Reg No
15322033
Rating
Regional
Categories of Special Interest
Architectural, Artistic, Historical, Social
Previous Name
Tyrrellspass Police Barrack
Original Use
Court house
In Use As
House
Date
1820 - 1830
Coordinates
241440, 237860
Date Recorded
08/09/2004
Date Updated
--/--/--
Detached five-bay two-storey former courthouse and RIC barracks, built c.1825. Later in use solely as a courthouse (c.1880) and now in use as a private house. Hipped natural slate roof with clay ridge tiles, two ashlar limestone chimneystacks (behind ridge) and cast-iron rainwater goods. Ashlar limestone front façade with ashlar limestone eaves pediment (over central three bays) with clock face and a cast-iron bellcote over. Roughcast rendered walls to end elevations (east and west). Square-headed window openings with six-over-three pane timber sash windows to first floor and six-over-six pane timber sash windows to ground floor openings. Central round-headed doorcase with moulded limestone surround with keystone, timber panelled door and replacement fanlight over. Flight of five limestone ashlar steps to front. Ashlar limestone gate piers on square plan with limestone capping over and cast-iron double gates to either end (northeast and southwest), giving access to rear. Located in a prominent position, adjacent to St.
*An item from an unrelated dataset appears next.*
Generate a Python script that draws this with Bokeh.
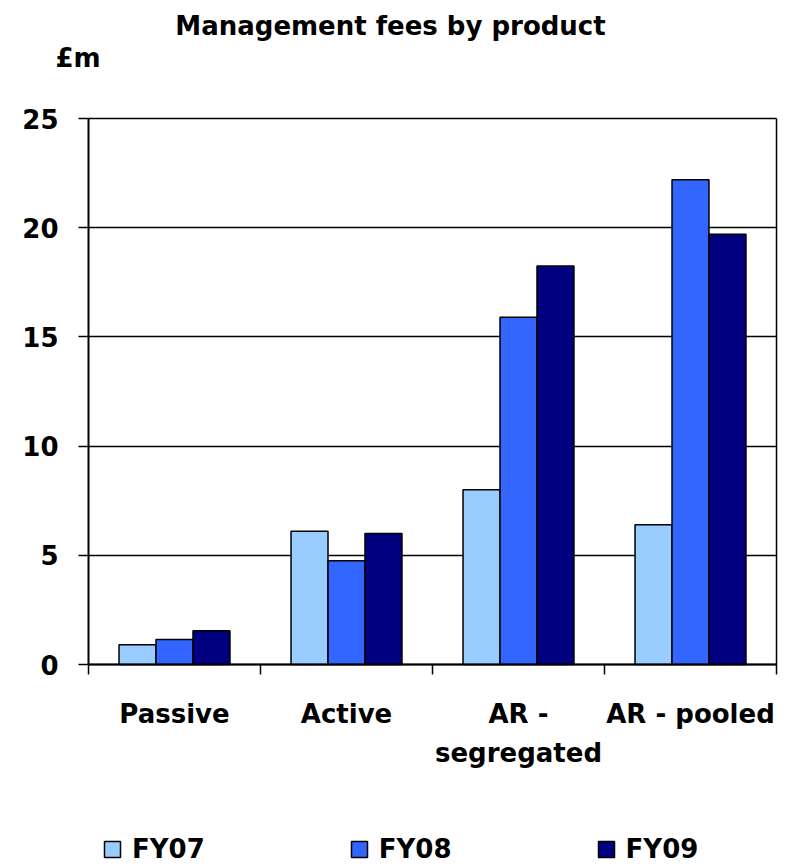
from bokeh.plotting import figure
from bokeh.models import (FixedTicker, Label, Legend, LegendItem, ColumnDataSource,
                          Range1d, LinearAxis, Grid)
from bokeh.transform import dodge
from bokeh.embed import file_html
from bokeh.resources import INLINE

# ---- data ----
categories = ["Passive", "Active", "AR -\nsegregated", "AR - pooled"]
series_names = ["FY07", "FY08", "FY09"]
fy07 = [0.9, 6.1, 8.0, 6.4]
fy08 = [1.15, 4.75, 15.9, 22.2]
fy09 = [1.55, 6.0, 18.25, 19.7]
y_ticks = [0, 5, 10, 15, 20, 25]
title_text = "Management fees by product"
unit_text = "£m"

colors = ["#99CCFF", "#3366FF", "#000080"]
FONT = "DejaVu Sans"
BAR_W = 0.215

# ---- layout geometry (pixels) ----
W, H = 794, 867
PLOT_L, PLOT_R, PLOT_T, PLOT_B = 88, 776, 118, 664

n = len(categories)
y_max = y_ticks[-1]
centers = [i + 0.5 for i in range(n)]
bounds = [i for i in range(n + 1)]

# the frame covers the whole canvas; the chart box sits inside it
xpu = (PLOT_R - PLOT_L) / n
ypu = (PLOT_B - PLOT_T) / y_max
x_range = Range1d(-PLOT_L / xpu, n + (W - PLOT_R) / xpu)
y_range = Range1d(-(H - PLOT_B) / ypu, y_max + PLOT_T / ypu)

p = figure(width=W, height=H, output_backend="svg", toolbar_location=None,
           x_range=x_range, y_range=y_range,
           x_axis_location=None, y_axis_location=None, min_border=0)
p.background_fill_color = "white"
p.border_fill_color = "white"
p.outline_line_color = None
for g in list(p.grid):
    g.visible = False

src = ColumnDataSource(dict(x=centers, fy07=fy07, fy08=fy08, fy09=fy09))

# horizontal grid lines (incl. top border at 25)
grid = Grid(dimension=1, ticker=FixedTicker(ticks=y_ticks),
            grid_line_color="black", grid_line_width=1.5, grid_line_alpha=1)
try:
    grid.cross_bounds = (0, n)
    p.add_layout(grid)
except Exception:
    p.segment(x0=0, x1=n, y0=y_ticks, y1=y_ticks, line_color="black", line_width=1.5)

renderers = []
for k, (col_name, color) in enumerate(zip(["fy07", "fy08", "fy09"], colors)):
    r = p.vbar(x=dodge("x", (k - 1) * BAR_W), top=col_name, width=BAR_W, source=src,
               fill_color=color, line_color="black", line_width=1.5)
    renderers.append(r)

# x axis at y=0: labels at centres, ticks at boundaries
xa = LinearAxis(fixed_location=0, bounds=(0, n),
                ticker=FixedTicker(ticks=centers, minor_ticks=bounds))
xa.major_label_overrides = {c: lab for c, lab in zip(centers, categories)}
xa.major_tick_out = 0
xa.major_tick_in = 0
xa.major_tick_line_color = None
xa.minor_tick_out = 10
xa.minor_tick_in = 0
xa.minor_tick_line_color = "black"
xa.minor_tick_line_width = 1.5
xa.axis_line_color = "black"
xa.axis_line_width = 2
xa.major_label_standoff = 24
xa.major_label_text_font = FONT
xa.major_label_text_font_style = "bold"
xa.major_label_text_font_size = "26px"
xa.major_label_text_color = "black"
xa.major_label_text_line_height = 1.32
p.add_layout(xa, "below")

# y axis at x=0
ya = LinearAxis(fixed_location=0, bounds=(0, y_max), ticker=FixedTicker(ticks=y_ticks))
ya.major_tick_out = 10
ya.major_tick_in = 0
ya.major_tick_line_color = "black"
ya.major_tick_line_width = 1.5
ya.minor_tick_line_color = None
ya.axis_line_color = "black"
ya.axis_line_width = 2
ya.major_label_standoff = 20
ya.major_label_text_font = FONT
ya.major_label_text_font_style = "bold"
ya.major_label_text_font_size = "26px"
ya.major_label_text_color = "black"
p.add_layout(ya, "left")

# right border of the chart box
yr = LinearAxis(fixed_location=n, bounds=(0, y_max), ticker=FixedTicker(ticks=[]))
yr.major_tick_line_color = None
yr.minor_tick_line_color = None
yr.axis_line_color = "black"
yr.axis_line_width = 1.5
p.add_layout(yr, "right")

# title and unit label
p.add_layout(Label(x=390, y=H - 25, x_units="screen", y_units="screen", text=title_text,
                   text_align="center", text_baseline="alphabetic",
                   text_font=FONT, text_font_style="bold", text_font_size="26px",
                   text_color="black"))
p.add_layout(Label(x=55, y=H - 57, x_units="screen", y_units="screen", text=unit_text,
                   text_align="left", text_baseline="alphabetic",
                   text_font=FONT, text_font_style="bold", text_font_size="26px",
                   text_color="black"))

legend = Legend(items=[LegendItem(label=nm, renderers=[r]) for nm, r in zip(series_names, renderers)],
                orientation="horizontal", location=(102, 3),
                glyph_width=20, glyph_height=20, label_standoff=10, spacing=144,
                padding=0, margin=0, border_line_color=None, background_fill_alpha=0,
                label_text_font=FONT, label_text_font_style="bold",
                label_text_font_size="26px", label_text_color="black")
p.add_layout(legend)

open("out.html", "w").write(file_html(p, INLINE))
Sinian's Church of Ireland church, overlooking The Crescent, Tyrrellspass.
An attractive early nineteenth-century building, in a subdued neoclassical style, which retains its early character and form. The well executed, if plain, ashlar limestone façade and the eaves pediment with bellcote helps to give this building a sense of importance and authority within the streetscape. This building is marked as a 'Police Barracks' on an 1837 map. However, it's appearance and form suggests that it may have been built with another purpose in mind. This handsome structure forms part of an important and attractive group of buildings surrounding The Crescent, which were built under the patronage of Jane, Countess of Belvedere between c.1810-1825. The good wrought-iron gates to the northwest and southeast ends completes the setting.